Mark Thomas (Dimension Data)
Finance is the most attacked sector in Asia Pacific, accounting for 26 per cent of security breaches across the region.
Despite this number dropping from 46 per cent in 2016, figures from the past 12 months still highlight a vertical exposed and under threat, as increased vulnerabilities flood the market.
Spanning banking, investment funds, insurance companies and real estate, finance is predominantly targeted by service-specific attacks, as revealed by recent Dimension Data research.
“Once again, finance was the most attacked sector,” observed Mark Thomas, group CTO of security at Dimension Data. “Attractive and lucrative in its ability to generate profits with minimal risk of attribution of interdiction, cyber crime is a pervasive threat.
“Diversification of illicit subscription services, automated software toolkits, and vast online criminal support forums are reducing barriers to entry.
“Cyber criminal ingenuity continues to mature, making the most of attack opportunities arising from new technology adoption.”
Leveraging intelligence from parent company NTT, the global technology provider cited education as the second most under siege sector in Asia Pacific, with brute forcing attacks jumping from nine per cent in 2016, to 18 per cent in 2017.
Further down the list came technology (16 per cent), closely followed by retail (15 per cent) and government (13 per cent), with the latter falling victim to network manipulation attacks.

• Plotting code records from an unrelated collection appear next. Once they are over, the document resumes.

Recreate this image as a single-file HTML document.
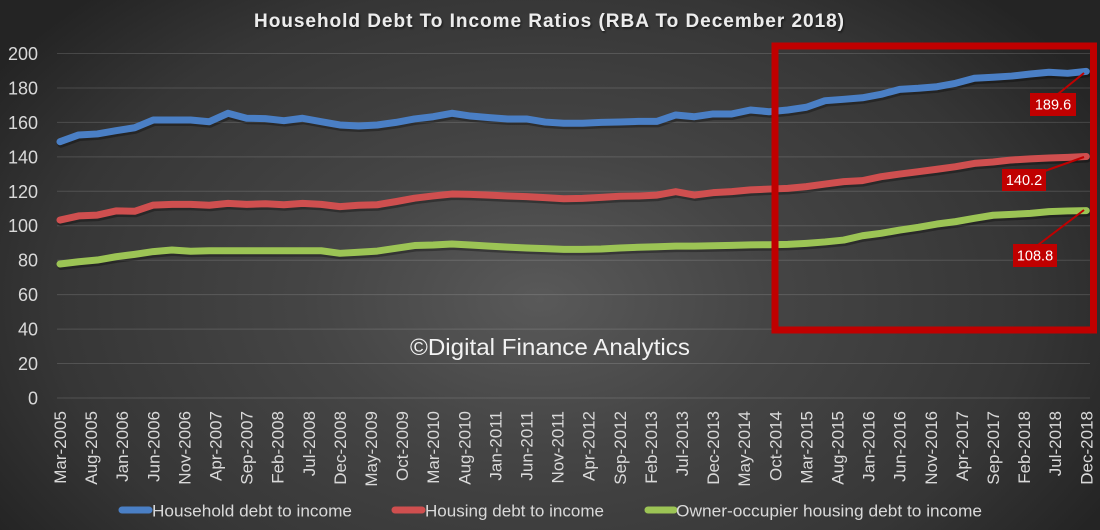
<!DOCTYPE html>
<html><head><meta charset="utf-8"><style>
html,body{margin:0;padding:0;}
body{width:1100px;height:530px;overflow:hidden;background:radial-gradient(650px 420px at 540px 300px,#595959 0%,#454545 35%,#363636 75%,#242424 100%);}
svg{display:block;font-family:"Liberation Sans",sans-serif;}
</style></head><body>
<svg width="1100" height="530" viewBox="0 0 1100 530" xmlns="http://www.w3.org/2000/svg">
<defs>
<filter id="ts" x="-5%" y="-30%" width="110%" height="160%"><feDropShadow dx="1" dy="1.5" stdDeviation="1" flood-color="#000" flood-opacity="0.6"/></filter>
</defs>
<!-- title -->
<text x="254" y="27" font-size="19" font-weight="bold" fill="#ececec" textLength="590" lengthAdjust="spacing" filter="url(#ts)">Household Debt To Income Ratios (RBA To December 2018)</text>
<!-- gridlines -->
<g stroke="#ffffff" stroke-opacity="0.14" stroke-width="1">
<line x1="57" x2="1090" y1="398" y2="398"/>
<line x1="57" x2="1090" y1="363.55" y2="363.55"/>
<line x1="57" x2="1090" y1="329.1" y2="329.1"/>
<line x1="57" x2="1090" y1="294.65" y2="294.65"/>
<line x1="57" x2="1090" y1="260.2" y2="260.2"/>
<line x1="57" x2="1090" y1="225.75" y2="225.75"/>
<line x1="57" x2="1090" y1="191.3" y2="191.3"/>
<line x1="57" x2="1090" y1="156.85" y2="156.85"/>
<line x1="57" x2="1090" y1="122.4" y2="122.4"/>
<line x1="57" x2="1090" y1="87.95" y2="87.95"/>
<line x1="57" x2="1090" y1="53.5" y2="53.5"/>
</g>
<!-- y labels -->
<g font-size="18" fill="#d9d9d9" text-anchor="end">
<text x="38" y="404.5">0</text>
<text x="38" y="370">20</text>
<text x="38" y="335.6">40</text>
<text x="38" y="301.1">60</text>
<text x="38" y="266.7">80</text>
<text x="38" y="232.2">100</text>
<text x="38" y="197.8">120</text>
<text x="38" y="163.3">140</text>
<text x="38" y="128.9">160</text>
<text x="38" y="94.4">180</text>
<text x="38" y="60">200</text>
</g>
<!-- x labels -->
<g font-size="17" fill="#d9d9d9" text-anchor="end">
<text transform="translate(66,411) rotate(-90)">Mar-2005</text>
<text transform="translate(97.1,411) rotate(-90)">Aug-2005</text>
<text transform="translate(128.2,411) rotate(-90)">Jan-2006</text>
<text transform="translate(159.3,411) rotate(-90)">Jun-2006</text>
<text transform="translate(190.4,411) rotate(-90)">Nov-2006</text>
<text transform="translate(221.5,411) rotate(-90)">Apr-2007</text>
<text transform="translate(252.6,411) rotate(-90)">Sep-2007</text>
<text transform="translate(283.7,411) rotate(-90)">Feb-2008</text>
<text transform="translate(314.8,411) rotate(-90)">Jul-2008</text>
<text transform="translate(345.9,411) rotate(-90)">Dec-2008</text>
<text transform="translate(377,411) rotate(-90)">May-2009</text>
<text transform="translate(408.1,411) rotate(-90)">Oct-2009</text>
<text transform="translate(439.2,411) rotate(-90)">Mar-2010</text>
<text transform="translate(470.3,411) rotate(-90)">Aug-2010</text>
<text transform="translate(501.4,411) rotate(-90)">Jan-2011</text>
<text transform="translate(532.5,411) rotate(-90)">Jun-2011</text>
<text transform="translate(563.6,411) rotate(-90)">Nov-2011</text>
<text transform="translate(594.7,411) rotate(-90)">Apr-2012</text>
<text transform="translate(625.8,411) rotate(-90)">Sep-2012</text>
<text transform="translate(656.9,411) rotate(-90)">Feb-2013</text>
<text transform="translate(688,411) rotate(-90)">Jul-2013</text>
<text transform="translate(719.1,411) rotate(-90)">Dec-2013</text>
<text transform="translate(750.2,411) rotate(-90)">May-2014</text>
<text transform="translate(781.3,411) rotate(-90)">Oct-2014</text>
<text transform="translate(812.4,411) rotate(-90)">Mar-2015</text>
<text transform="translate(843.5,411) rotate(-90)">Aug-2015</text>
<text transform="translate(874.6,411) rotate(-90)">Jan-2016</text>
<text transform="translate(905.7,411) rotate(-90)">Jun-2016</text>
<text transform="translate(936.8,411) rotate(-90)">Nov-2016</text>
<text transform="translate(967.9,411) rotate(-90)">Apr-2017</text>
<text transform="translate(999,411) rotate(-90)">Sep-2017</text>
<text transform="translate(1030.1,411) rotate(-90)">Feb-2018</text>
<text transform="translate(1061.2,411) rotate(-90)">Jul-2018</text>
<text transform="translate(1092.3,411) rotate(-90)">Dec-2018</text>
</g>
<!-- watermark -->
<text x="410" y="355" font-size="23" fill="#f2f2f2" textLength="280" lengthAdjust="spacingAndGlyphs">©Digital Finance Analytics</text>
<!-- series shadows -->
<g transform="translate(1,2.5)" opacity="0.3">
<g transform="translate(60,398) scale(18.66,-1.7225)" fill="none" stroke="#000" stroke-width="7" stroke-linejoin="round" stroke-linecap="round">
<polyline vector-effect="non-scaling-stroke" points="0,148.8 1,152.7 2,153.3 3,155.2 4,156.9 5,161.4 6,161.4 7,161.4 8,160.4 9,165.3 10,162.4 11,162.2 12,161 13,162.4 14,160.4 15,158.5 16,157.9 17,158.5 18,160 19,162 20,163.3 21,165.3 22,163.7 23,162.8 24,162 25,162 26,160.2 27,159.5 28,159.5 29,160 30,160.2 31,160.6 32,160.6 33,164.3 34,163.3 35,164.9 36,164.9 37,167.2 38,166.2 39,167.2 40,168.8 41,172.6 42,173.4 43,174.3 44,176.3 45,179.2 46,179.8 47,180.7 48,182.7 49,185.6 50,186.2 51,186.9 52,188.1 53,189.1 54,188.5 55,189.6"/>
<polyline vector-effect="non-scaling-stroke" points="0,103.3 1,105.7 2,106.2 3,108.6 4,108.4 5,112 6,112.4 7,112.4 8,111.9 9,113 10,112.4 11,112.8 12,112.2 13,113 14,112.4 15,111.1 16,111.9 17,112.2 18,114 19,116 20,117.3 21,118.4 22,118.2 23,117.8 24,117.3 25,116.9 26,116.3 27,115.7 28,115.9 29,116.5 30,117.1 31,117.3 32,117.8 33,119.8 34,117.8 35,119.2 36,119.8 37,120.8 38,121.3 39,121.7 40,122.7 41,124.2 42,125.6 43,126.2 44,128.5 45,130 46,131.4 47,132.8 48,134.3 49,136.2 50,137 51,138.2 52,138.8 53,139.3 54,139.7 55,140.2"/>
<polyline vector-effect="non-scaling-stroke" points="0,77.8 1,79.1 2,80.1 3,82 4,83.4 5,85 6,85.9 7,85.2 8,85.5 9,85.5 10,85.5 11,85.5 12,85.5 13,85.5 14,85.5 15,84 16,84.6 17,85.3 18,86.9 19,88.5 20,88.8 21,89.4 22,88.8 23,88.2 24,87.6 25,87.1 26,86.7 27,86.3 28,86.3 29,86.5 30,87.1 31,87.5 32,87.8 33,88.2 34,88.2 35,88.4 36,88.6 37,88.9 38,89 39,89.2 40,89.8 41,90.6 42,91.7 43,94.2 44,95.6 45,97.5 46,99.1 47,101 48,102.4 49,104.3 50,106.1 51,106.6 52,107.2 53,108.2 54,108.6 55,108.8"/>
</g>
</g>
<!-- series -->
<g transform="translate(60,398) scale(18.66,-1.7225)" fill="none" stroke-width="7" stroke-linejoin="round" stroke-linecap="round">
<polyline vector-effect="non-scaling-stroke" stroke="#4a7fc5" points="0,148.8 1,152.7 2,153.3 3,155.2 4,156.9 5,161.4 6,161.4 7,161.4 8,160.4 9,165.3 10,162.4 11,162.2 12,161 13,162.4 14,160.4 15,158.5 16,157.9 17,158.5 18,160 19,162 20,163.3 21,165.3 22,163.7 23,162.8 24,162 25,162 26,160.2 27,159.5 28,159.5 29,160 30,160.2 31,160.6 32,160.6 33,164.3 34,163.3 35,164.9 36,164.9 37,167.2 38,166.2 39,167.2 40,168.8 41,172.6 42,173.4 43,174.3 44,176.3 45,179.2 46,179.8 47,180.7 48,182.7 49,185.6 50,186.2 51,186.9 52,188.1 53,189.1 54,188.5 55,189.6"/>
<polyline vector-effect="non-scaling-stroke" stroke="#cf4f4f" points="0,103.3 1,105.7 2,106.2 3,108.6 4,108.4 5,112 6,112.4 7,112.4 8,111.9 9,113 10,112.4 11,112.8 12,112.2 13,113 14,112.4 15,111.1 16,111.9 17,112.2 18,114 19,116 20,117.3 21,118.4 22,118.2 23,117.8 24,117.3 25,116.9 26,116.3 27,115.7 28,115.9 29,116.5 30,117.1 31,117.3 32,117.8 33,119.8 34,117.8 35,119.2 36,119.8 37,120.8 38,121.3 39,121.7 40,122.7 41,124.2 42,125.6 43,126.2 44,128.5 45,130 46,131.4 47,132.8 48,134.3 49,136.2 50,137 51,138.2 52,138.8 53,139.3 54,139.7 55,140.2"/>
<polyline vector-effect="non-scaling-stroke" stroke="#9cc455" points="0,77.8 1,79.1 2,80.1 3,82 4,83.4 5,85 6,85.9 7,85.2 8,85.5 9,85.5 10,85.5 11,85.5 12,85.5 13,85.5 14,85.5 15,84 16,84.6 17,85.3 18,86.9 19,88.5 20,88.8 21,89.4 22,88.8 23,88.2 24,87.6 25,87.1 26,86.7 27,86.3 28,86.3 29,86.5 30,87.1 31,87.5 32,87.8 33,88.2 34,88.2 35,88.4 36,88.6 37,88.9 38,89 39,89.2 40,89.8 41,90.6 42,91.7 43,94.2 44,95.6 45,97.5 46,99.1 47,101 48,102.4 49,104.3 50,106.1 51,106.6 52,107.2 53,108.2 54,108.6 55,108.8"/>
</g>
<!-- highlight box -->
<rect x="775" y="46" width="318.5" height="284" fill="none" stroke="#c00000" stroke-width="7"/>
<!-- data labels -->
<g stroke="#c00000" stroke-width="2">
<line x1="1084" y1="73" x2="1058" y2="94"/>
<line x1="1084" y1="157" x2="1042" y2="172"/>
<line x1="1084" y1="210" x2="1038" y2="245"/>
</g>
<g fill="#c00000">
<rect x="1030" y="93" width="46" height="23"/>
<rect x="1002" y="169" width="44" height="22"/>
<rect x="1013" y="244" width="44" height="23"/>
</g>
<g font-size="14.5" fill="#ffffff" text-anchor="middle">
<text x="1053" y="109.5">189.6</text>
<text x="1024" y="185">140.2</text>
<text x="1035" y="260.5">108.8</text>
</g>
<!-- legend -->
<g stroke-width="7" stroke-linecap="round">
<line x1="122" y1="510" x2="149" y2="510" stroke="#4a7fc5"/>
<line x1="395" y1="510" x2="422" y2="510" stroke="#cf4f4f"/>
<line x1="648" y1="510" x2="674" y2="510" stroke="#9cc455"/>
</g>
<g font-size="17" fill="#d9d9d9">
<text x="152" y="516.5" textLength="200" lengthAdjust="spacingAndGlyphs">Household debt to income</text>
<text x="425" y="516.5" textLength="179" lengthAdjust="spacingAndGlyphs">Housing debt to income</text>
<text x="676" y="516.5" textLength="306" lengthAdjust="spacingAndGlyphs">Owner-occupier housing debt to income</text>
</g>
</svg>
</body></html>
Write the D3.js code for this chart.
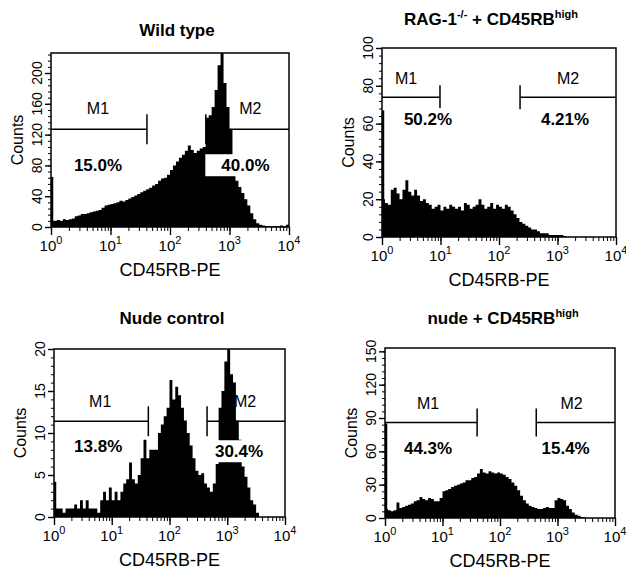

As a result, the manufacturing sector dropped out of the top five most targeted sectors this year, moving to sixth position across the region (seven per cent), despite ranking second the year previous (32 per cent).
“In 2017, the World Economic Forum rated cyber security as one of the top risks facing the world today,” Thomas added. “Independently, business leaders reprioritised cyber security as a strategic initiative demanding further focus and investment.
“It remained top of mind and gained significant media attention, as cyber criminals showed how easy it is to disrupt digital business while continuing to adapt their tradecraft to target specific business, industry and geographic profiles.”
From a technology perspective, the top attack type within the region for all industry sectors was brute forcing at 26 per cent, which is a cryptanalytic attack capable of decrypting any encrypted data.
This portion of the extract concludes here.